#### What to produce
Reproduce, exactly and in full, the lines from the one with "What matplotlib code" through the one with "from matplotlib.ticker import MultipleLocator" in the data below; drop pictures.

────────

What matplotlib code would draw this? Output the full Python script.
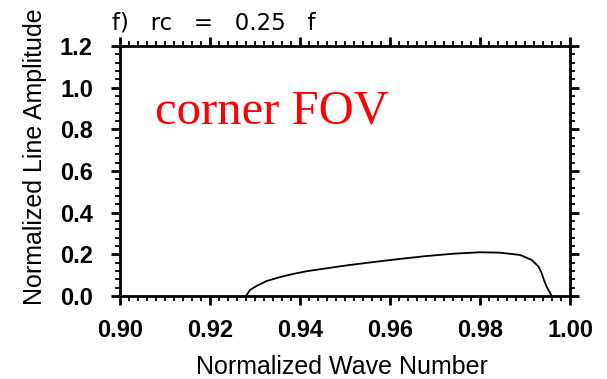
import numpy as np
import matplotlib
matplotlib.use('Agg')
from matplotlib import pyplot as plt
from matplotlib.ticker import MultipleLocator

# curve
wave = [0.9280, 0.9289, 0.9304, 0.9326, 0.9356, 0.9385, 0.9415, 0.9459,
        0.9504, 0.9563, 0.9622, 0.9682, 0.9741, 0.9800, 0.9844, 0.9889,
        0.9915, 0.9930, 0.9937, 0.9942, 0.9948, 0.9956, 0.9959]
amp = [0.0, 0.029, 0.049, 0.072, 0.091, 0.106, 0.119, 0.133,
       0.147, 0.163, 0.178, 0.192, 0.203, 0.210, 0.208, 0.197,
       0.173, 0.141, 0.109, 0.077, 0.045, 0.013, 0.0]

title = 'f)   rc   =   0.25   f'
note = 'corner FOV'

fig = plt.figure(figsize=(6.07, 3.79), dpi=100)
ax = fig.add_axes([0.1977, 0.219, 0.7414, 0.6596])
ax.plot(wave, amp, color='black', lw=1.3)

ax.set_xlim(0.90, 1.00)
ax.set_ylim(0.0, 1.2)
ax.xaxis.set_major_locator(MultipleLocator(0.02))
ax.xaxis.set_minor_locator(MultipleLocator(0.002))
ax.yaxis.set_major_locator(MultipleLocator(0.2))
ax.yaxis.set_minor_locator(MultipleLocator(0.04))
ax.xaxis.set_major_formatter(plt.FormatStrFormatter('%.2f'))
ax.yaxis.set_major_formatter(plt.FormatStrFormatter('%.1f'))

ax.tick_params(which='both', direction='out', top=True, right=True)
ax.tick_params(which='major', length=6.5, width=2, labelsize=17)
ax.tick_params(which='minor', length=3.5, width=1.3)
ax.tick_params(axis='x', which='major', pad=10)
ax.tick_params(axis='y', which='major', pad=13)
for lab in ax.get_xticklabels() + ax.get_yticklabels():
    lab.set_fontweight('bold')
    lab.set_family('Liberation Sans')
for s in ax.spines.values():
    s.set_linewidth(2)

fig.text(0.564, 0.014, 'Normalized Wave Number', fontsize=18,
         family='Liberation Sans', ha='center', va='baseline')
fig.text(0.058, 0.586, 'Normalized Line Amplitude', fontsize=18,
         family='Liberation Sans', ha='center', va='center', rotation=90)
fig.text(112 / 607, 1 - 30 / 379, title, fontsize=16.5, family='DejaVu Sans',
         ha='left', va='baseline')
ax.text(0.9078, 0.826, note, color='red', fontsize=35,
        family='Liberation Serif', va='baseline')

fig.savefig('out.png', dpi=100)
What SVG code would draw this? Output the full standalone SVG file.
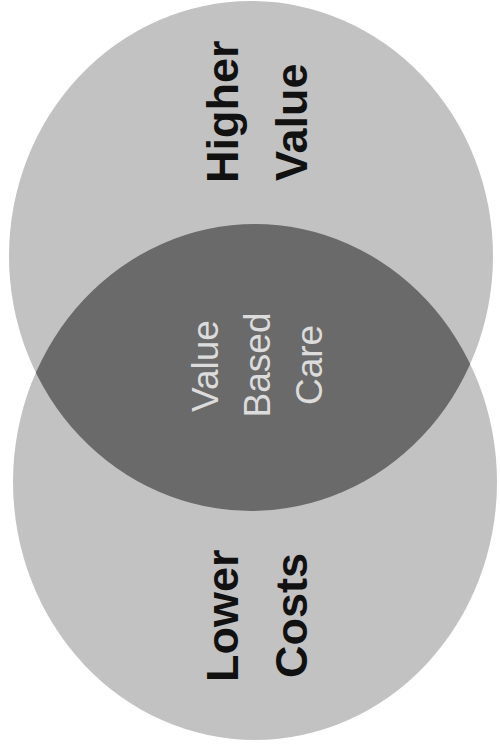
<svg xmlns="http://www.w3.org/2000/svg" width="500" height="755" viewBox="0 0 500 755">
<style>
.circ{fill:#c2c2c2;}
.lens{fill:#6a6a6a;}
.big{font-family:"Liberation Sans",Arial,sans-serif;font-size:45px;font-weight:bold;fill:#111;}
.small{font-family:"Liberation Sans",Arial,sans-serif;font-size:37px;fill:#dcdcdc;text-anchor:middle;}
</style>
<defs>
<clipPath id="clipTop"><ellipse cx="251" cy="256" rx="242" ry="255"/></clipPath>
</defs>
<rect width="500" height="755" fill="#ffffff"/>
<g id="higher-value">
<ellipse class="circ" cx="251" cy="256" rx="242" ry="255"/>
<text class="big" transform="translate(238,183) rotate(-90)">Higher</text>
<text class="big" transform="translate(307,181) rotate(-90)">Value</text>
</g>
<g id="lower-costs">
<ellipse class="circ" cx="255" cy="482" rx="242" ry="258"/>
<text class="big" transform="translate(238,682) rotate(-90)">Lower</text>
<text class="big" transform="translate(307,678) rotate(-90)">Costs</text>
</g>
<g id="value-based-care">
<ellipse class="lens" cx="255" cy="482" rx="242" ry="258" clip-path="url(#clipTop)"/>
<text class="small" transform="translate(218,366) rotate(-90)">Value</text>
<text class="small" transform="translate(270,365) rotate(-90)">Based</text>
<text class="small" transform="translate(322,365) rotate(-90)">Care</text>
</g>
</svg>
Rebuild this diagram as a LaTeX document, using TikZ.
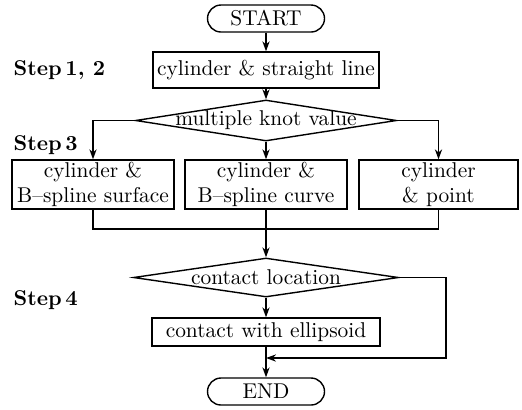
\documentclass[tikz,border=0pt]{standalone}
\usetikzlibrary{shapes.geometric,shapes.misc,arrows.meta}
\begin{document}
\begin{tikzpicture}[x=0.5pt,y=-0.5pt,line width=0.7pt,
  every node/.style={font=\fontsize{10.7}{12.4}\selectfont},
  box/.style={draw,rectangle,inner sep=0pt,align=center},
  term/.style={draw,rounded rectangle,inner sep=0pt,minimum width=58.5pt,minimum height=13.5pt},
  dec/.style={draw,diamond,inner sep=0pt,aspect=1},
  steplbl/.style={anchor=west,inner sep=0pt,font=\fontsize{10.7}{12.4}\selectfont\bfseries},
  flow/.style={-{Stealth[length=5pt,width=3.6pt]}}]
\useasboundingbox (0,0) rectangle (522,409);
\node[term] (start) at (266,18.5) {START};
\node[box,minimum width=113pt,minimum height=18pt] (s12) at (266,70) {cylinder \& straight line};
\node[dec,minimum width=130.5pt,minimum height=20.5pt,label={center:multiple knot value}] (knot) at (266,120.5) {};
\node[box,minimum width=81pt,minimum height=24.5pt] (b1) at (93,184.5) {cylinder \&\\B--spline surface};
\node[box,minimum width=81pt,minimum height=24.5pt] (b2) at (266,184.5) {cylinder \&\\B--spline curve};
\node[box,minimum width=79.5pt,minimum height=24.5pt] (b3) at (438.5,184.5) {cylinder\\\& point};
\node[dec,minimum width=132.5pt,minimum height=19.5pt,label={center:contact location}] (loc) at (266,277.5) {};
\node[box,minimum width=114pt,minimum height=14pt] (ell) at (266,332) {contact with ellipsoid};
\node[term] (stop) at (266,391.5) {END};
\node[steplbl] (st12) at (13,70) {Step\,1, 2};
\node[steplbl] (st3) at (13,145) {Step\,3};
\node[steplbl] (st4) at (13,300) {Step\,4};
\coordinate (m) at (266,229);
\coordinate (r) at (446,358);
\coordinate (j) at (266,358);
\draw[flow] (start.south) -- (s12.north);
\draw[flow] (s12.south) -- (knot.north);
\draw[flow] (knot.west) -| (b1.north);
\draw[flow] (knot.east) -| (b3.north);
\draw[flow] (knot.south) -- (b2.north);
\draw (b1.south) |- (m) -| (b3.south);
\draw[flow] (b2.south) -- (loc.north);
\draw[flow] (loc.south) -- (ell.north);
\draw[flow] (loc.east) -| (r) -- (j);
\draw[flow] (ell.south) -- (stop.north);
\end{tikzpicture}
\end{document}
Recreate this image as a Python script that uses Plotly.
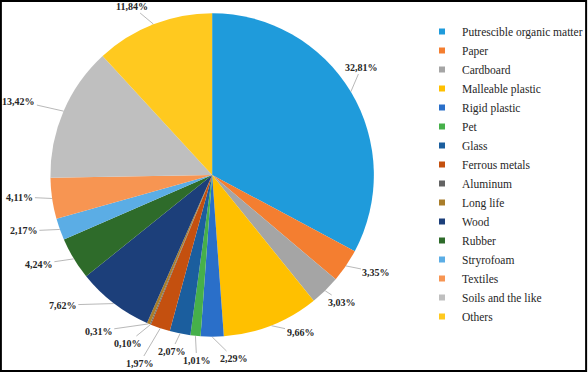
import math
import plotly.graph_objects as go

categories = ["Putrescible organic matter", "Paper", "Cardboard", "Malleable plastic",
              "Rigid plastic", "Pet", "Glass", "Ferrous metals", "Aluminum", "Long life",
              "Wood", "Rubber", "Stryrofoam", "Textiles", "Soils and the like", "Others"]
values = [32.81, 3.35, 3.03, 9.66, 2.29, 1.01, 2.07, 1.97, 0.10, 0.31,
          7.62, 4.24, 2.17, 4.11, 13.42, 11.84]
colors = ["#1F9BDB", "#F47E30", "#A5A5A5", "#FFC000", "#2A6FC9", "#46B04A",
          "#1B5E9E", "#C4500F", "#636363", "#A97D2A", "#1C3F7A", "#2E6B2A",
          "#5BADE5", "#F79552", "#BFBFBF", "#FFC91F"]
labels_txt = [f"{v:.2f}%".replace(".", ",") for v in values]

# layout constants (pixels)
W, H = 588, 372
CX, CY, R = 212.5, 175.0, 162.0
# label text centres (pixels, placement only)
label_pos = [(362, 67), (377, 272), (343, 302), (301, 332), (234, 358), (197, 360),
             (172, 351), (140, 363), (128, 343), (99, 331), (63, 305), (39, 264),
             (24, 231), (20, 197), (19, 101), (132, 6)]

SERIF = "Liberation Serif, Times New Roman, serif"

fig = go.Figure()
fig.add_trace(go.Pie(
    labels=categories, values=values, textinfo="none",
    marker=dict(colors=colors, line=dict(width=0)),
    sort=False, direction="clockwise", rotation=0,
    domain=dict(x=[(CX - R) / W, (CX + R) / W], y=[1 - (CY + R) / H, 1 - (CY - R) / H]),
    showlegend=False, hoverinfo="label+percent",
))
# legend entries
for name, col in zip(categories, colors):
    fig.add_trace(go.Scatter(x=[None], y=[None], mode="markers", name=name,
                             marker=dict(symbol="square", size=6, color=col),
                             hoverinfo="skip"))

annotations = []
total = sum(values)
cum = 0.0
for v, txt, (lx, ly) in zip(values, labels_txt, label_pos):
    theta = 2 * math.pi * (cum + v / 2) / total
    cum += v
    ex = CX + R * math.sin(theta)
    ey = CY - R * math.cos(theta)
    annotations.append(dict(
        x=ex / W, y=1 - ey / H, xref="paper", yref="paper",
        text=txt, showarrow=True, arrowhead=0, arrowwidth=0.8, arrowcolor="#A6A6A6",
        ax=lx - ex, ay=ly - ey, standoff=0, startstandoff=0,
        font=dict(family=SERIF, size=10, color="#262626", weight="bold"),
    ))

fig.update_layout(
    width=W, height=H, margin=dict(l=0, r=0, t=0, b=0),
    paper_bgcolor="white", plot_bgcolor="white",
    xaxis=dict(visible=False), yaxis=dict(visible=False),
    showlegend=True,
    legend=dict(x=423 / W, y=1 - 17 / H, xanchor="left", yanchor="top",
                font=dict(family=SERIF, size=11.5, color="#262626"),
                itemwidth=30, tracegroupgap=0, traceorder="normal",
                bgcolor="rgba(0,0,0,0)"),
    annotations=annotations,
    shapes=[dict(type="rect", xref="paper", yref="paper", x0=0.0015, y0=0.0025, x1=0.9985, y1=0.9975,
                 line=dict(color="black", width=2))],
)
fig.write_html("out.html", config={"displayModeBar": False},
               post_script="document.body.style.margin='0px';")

────────

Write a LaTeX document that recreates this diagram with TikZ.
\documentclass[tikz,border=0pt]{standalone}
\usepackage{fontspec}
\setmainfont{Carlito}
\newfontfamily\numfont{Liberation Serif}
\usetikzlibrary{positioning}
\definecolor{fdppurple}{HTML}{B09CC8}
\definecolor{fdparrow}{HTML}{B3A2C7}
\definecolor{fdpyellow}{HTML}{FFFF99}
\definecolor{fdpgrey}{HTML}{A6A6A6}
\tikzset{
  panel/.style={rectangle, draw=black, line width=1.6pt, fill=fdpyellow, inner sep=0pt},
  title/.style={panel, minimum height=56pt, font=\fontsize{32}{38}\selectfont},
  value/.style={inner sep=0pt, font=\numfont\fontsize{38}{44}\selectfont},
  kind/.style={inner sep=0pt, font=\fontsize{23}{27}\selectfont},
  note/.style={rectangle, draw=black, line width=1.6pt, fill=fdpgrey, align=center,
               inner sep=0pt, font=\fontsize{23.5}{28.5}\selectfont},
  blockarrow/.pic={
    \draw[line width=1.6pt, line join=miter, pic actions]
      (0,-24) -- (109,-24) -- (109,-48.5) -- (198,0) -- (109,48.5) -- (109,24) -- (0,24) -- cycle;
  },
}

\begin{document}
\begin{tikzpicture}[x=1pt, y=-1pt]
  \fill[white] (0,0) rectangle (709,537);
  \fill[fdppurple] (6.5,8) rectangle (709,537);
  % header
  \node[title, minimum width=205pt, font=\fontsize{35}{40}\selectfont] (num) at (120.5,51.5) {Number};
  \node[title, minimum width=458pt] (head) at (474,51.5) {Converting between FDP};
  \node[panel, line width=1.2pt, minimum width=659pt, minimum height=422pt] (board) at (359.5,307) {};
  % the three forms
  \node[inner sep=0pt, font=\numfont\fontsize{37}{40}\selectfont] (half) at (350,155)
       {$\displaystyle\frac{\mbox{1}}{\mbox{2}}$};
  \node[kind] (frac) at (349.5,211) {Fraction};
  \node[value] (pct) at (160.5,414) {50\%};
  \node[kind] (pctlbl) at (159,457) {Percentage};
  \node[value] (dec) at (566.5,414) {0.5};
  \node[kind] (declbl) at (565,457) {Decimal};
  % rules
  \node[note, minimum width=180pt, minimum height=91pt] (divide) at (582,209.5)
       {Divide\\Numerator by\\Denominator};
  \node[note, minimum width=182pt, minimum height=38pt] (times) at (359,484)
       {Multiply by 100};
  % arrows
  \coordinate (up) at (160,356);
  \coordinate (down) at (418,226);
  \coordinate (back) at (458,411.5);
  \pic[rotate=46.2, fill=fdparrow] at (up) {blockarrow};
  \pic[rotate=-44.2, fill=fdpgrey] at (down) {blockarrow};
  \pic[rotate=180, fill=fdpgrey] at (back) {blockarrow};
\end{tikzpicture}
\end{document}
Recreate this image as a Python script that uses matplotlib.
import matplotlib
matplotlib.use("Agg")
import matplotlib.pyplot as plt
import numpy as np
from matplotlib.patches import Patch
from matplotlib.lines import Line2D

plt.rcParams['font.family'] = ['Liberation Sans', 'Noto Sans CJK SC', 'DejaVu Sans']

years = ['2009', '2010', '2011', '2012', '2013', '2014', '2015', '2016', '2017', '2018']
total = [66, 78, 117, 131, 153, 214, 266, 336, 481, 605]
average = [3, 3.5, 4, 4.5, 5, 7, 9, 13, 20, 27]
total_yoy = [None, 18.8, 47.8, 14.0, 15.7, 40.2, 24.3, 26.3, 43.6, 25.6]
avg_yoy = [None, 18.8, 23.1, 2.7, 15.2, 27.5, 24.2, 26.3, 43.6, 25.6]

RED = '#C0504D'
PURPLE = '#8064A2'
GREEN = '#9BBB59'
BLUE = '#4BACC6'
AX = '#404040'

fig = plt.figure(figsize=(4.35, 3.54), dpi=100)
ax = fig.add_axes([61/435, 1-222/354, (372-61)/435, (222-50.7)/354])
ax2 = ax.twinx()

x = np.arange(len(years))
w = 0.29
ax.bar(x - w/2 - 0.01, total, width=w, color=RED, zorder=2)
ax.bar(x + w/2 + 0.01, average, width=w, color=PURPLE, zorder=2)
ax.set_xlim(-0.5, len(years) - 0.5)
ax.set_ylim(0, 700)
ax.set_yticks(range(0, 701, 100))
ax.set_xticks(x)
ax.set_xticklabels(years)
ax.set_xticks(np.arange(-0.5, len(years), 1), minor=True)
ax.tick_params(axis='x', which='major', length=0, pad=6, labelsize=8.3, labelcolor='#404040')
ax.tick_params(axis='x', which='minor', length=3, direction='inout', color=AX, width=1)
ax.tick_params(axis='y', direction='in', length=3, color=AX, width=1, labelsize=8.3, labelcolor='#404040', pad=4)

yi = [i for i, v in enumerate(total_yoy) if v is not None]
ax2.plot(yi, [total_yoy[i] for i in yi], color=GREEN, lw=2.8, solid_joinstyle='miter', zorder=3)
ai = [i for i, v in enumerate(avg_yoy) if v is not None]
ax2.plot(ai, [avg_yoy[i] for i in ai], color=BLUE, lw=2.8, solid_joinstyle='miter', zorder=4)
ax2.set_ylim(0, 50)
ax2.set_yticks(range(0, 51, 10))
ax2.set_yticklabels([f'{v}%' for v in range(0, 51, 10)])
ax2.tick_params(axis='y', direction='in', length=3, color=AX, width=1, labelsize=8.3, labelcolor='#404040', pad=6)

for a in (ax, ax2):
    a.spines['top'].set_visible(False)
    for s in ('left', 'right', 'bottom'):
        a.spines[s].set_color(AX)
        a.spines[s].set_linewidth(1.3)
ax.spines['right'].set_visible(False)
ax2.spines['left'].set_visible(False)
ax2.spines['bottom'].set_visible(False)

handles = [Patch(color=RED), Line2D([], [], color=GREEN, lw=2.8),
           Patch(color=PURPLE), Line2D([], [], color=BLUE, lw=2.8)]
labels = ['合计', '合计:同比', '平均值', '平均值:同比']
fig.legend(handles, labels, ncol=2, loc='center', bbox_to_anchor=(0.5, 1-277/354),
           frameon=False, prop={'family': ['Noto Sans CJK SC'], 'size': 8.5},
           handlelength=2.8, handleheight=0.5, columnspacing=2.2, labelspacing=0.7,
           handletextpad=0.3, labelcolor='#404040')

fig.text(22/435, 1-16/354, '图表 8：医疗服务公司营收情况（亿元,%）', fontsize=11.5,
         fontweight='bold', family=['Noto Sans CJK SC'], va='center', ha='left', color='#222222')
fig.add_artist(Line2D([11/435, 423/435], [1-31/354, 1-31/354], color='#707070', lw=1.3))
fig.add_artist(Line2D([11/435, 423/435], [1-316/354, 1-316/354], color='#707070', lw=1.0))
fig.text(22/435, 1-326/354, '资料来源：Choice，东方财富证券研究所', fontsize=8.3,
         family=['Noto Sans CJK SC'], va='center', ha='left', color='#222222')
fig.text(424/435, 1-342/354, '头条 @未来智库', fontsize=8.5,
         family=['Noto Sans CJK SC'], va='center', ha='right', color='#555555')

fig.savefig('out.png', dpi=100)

────────

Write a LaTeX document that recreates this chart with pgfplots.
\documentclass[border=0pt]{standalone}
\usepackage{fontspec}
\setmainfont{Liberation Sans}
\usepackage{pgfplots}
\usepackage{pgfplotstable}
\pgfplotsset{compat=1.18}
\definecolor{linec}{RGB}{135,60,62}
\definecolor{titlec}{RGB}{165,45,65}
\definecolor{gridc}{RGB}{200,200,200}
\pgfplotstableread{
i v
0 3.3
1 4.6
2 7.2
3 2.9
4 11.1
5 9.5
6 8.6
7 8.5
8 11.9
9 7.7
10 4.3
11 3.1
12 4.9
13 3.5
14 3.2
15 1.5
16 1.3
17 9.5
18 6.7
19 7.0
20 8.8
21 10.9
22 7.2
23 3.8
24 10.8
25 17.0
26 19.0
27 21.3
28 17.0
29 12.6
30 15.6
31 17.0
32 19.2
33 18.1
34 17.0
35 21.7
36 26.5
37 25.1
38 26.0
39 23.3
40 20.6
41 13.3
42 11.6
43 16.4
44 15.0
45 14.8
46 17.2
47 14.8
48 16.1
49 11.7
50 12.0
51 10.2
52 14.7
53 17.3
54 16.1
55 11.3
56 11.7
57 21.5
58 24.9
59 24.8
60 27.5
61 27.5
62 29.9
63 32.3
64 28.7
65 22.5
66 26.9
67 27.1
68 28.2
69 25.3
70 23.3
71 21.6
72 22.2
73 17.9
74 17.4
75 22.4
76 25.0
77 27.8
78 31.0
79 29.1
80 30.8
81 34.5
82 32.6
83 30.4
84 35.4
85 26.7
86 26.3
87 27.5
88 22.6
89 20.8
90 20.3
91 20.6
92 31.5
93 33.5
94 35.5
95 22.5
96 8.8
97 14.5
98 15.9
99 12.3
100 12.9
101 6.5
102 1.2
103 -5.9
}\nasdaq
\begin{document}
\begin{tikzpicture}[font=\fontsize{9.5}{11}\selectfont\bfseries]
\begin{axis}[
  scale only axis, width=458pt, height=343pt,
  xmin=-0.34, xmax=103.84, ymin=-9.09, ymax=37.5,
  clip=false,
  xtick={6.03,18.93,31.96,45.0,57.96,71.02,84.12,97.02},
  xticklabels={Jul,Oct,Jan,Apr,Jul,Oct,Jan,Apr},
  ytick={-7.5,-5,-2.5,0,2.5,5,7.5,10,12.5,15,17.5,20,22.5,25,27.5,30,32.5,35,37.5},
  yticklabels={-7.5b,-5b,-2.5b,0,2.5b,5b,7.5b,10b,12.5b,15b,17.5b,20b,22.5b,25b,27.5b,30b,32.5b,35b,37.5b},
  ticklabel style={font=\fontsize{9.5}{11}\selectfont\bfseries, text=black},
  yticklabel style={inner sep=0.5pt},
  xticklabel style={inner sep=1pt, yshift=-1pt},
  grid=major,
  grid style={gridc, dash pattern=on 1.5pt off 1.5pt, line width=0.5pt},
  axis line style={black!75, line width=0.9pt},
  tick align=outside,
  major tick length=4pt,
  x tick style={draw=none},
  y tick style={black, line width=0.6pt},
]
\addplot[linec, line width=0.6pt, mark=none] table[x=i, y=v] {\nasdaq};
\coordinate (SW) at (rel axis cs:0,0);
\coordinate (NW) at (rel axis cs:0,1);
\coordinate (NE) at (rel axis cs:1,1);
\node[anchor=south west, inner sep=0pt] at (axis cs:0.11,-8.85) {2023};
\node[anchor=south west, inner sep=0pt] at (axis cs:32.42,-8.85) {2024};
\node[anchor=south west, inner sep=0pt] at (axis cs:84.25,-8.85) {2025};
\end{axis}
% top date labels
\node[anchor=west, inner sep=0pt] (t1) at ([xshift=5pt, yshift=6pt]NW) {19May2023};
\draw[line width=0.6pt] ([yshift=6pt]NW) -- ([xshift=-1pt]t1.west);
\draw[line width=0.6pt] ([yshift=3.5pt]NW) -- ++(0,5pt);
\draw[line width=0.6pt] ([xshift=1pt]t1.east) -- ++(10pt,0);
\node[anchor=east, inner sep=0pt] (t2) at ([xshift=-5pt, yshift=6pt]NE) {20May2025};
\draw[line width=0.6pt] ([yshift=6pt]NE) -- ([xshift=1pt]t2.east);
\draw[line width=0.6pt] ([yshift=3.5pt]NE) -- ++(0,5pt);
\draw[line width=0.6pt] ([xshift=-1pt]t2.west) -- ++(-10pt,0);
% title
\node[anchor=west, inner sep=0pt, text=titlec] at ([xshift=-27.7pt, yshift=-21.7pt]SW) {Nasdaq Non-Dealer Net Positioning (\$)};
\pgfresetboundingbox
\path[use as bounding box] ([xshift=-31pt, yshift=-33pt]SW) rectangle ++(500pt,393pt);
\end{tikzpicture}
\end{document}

────────

#### Task output
What matplotlib code would draw this? Output the full Python script.
import numpy as np
import matplotlib
matplotlib.use('Agg')
from matplotlib import pyplot as plt
from matplotlib.ticker import MultipleLocator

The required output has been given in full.